Incline walking kills a few hundred calories, promotes an ADEQUATE degree of cardiovascular fitness, and won’t destroy your muscular gains. 30 minutes a day of incline walking won’t turn you into a cardio monster, but it will allow you to do whatever you need to do during the day without losing your breath, burn 10-15 pounds worth of calories in a year, and have health benefits. And it won’t kill your joints or your muscles.[/quote]

So you would do it every day? I was thinking in the 2-3 times per week range. Still adequate?

2-3 times per week is fine. It’s less good than 4-5 times per week, but still beneficial.

Like a couple of other guys I quit running years ago because it was too catabolic for me when trying to make gains. I also felt it use to jolt my joints more from the constant pounding. I also prefer walking on an incline 3.0 mph and start off at 10 degrees and finish of at 15. When cutting I’ll work up to 45 min session 4-6 times a week depending on how lean I wanna be. When looking for strength gains I barely do any at all cause it really kills my squat strength. If you’r trying to bulk I wouldn’t do more than 20 mins three times a week. But then again its individaul, some pople can get a away with a lot more, others like me can’t. Experiment and see how you feel.

The first time I heard of this was from a trainer back in Virginia Beach. She said start at 6.0 incline at 3.0 mph for 30 min.
when you can do it no sweat, increase the speed. when you can do 3.5mph for 30 min then jack the incline to 7.0 and start over at 3.0 mph. I hear it from a local guy who runs the nutrisport here in San Diego too.

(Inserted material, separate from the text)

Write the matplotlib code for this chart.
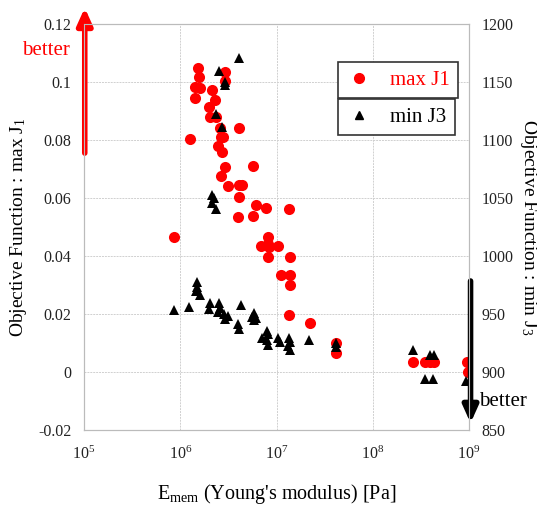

I wound up tearing my labrum on deployment and had nothing to do but cardio and would spend up to 90 min on the treadmill and start at 9.0 incline, 3.5mph and just mess with the incline, all the way up to 15. I wore a 2 liter camelback and sucked it dry.
Good ways to make it fun are bring the incline up every 5-10min and then back down like a pyramid, or wave load it(ramp up, back down, then ramp higher than before)
The hard part is when you get to really high inclines it is hard not to hold on to the handrails or head unit on the treadmill, but makes it a whole lot harder if you can avoid it.
I still do it for cardio and throw it in on the tail end of weights, 30 min or so. usually level 10-11 at 3.5-3.7mph. and then a 60min session on off days (currently cutting).
One other piece of advice is if you do it excessively, for long periods (60min at a time), at high inclines (10+), without days off, you can develop shin splints (or at least I did 7 years ago on deployment).
It is without a doubt my favorite.
I can bang out 1000calories in an hour anytime if I want to at a weight of 219 and 40y.o.